Help Center Spider
The Open Telekom Cloud Helpcenter Spider is a spider tool visiting all links starting from its landing page on https://docs.otc.t-systems.com/ to find and identify urls that are not correct. It parses all types of hyperlinks and normalizes them into a canonical format. The spider descents into the document tree via […] bredth or width first search. [and does what?] [when is logged which event?]
Getting started
Once you installed the code and its required packages into an virtual environment and checked its configuration file config.json
, the web spider starts invoking the tool without any arguments. Results are listed in [… TBD].
Requirements and Installation
After you cloned this repository you need to prepare an environment to run the tool. You can easily do this with a Python virtual environment:
$ cd _local_folder_/
$ git clone https://gitea.eco.tsi-dev.otc-service.com/infra/hc-spider.git
$ cd hc-spider
$ python -m venv venv/
$ source venv/bin/activate
(venv)$ python -m pip install -r requirements.txt
Configuration
In config.json you can define several items:
- watchdog_file: if you run the tool in the background and want to stop it properly (without sending a signal with
kill
), just send an exit message into the watchdog file:echo exit > watchdog.fifo
. - timer_runtime: maximum runtime limit in seconds.
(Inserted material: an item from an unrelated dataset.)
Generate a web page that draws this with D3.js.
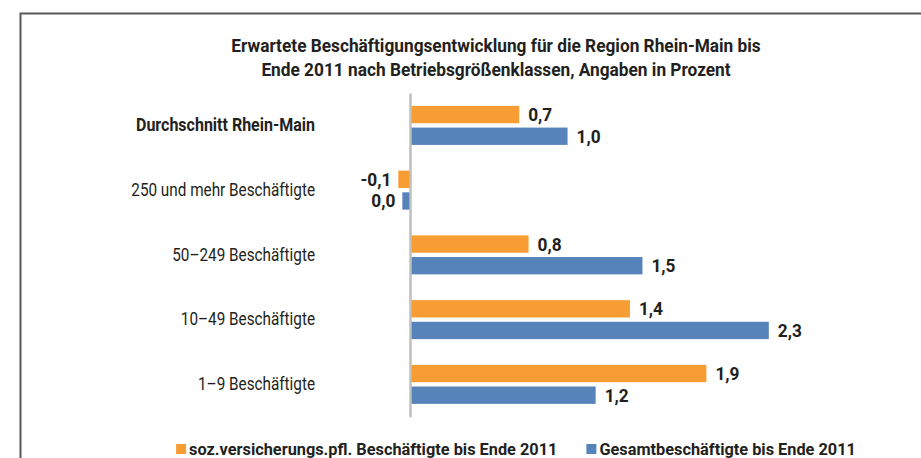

- log_dir: logging folder.
- logging_interval: frequency of dumping log files.
- workers: number of workers (background processes) you want to run. If you set to 0 it will count from the number of cores (number_of_cores - 1)
- starting_point: base url where to start
Operations
There are two ways to start the spider:
In the foreground
$ source venv/bin/activate
(venv)$ python main.py
In the background
$ source venv/bin/activate
(venv)$ nohup python main.py > log/hc_spider.log 2> log/hc_spider.err <&- &
Stopping the process polietely
To stop the tool when run in the background, send a command to the control fifo with: (venv)$ echo exit > _watchdog_file_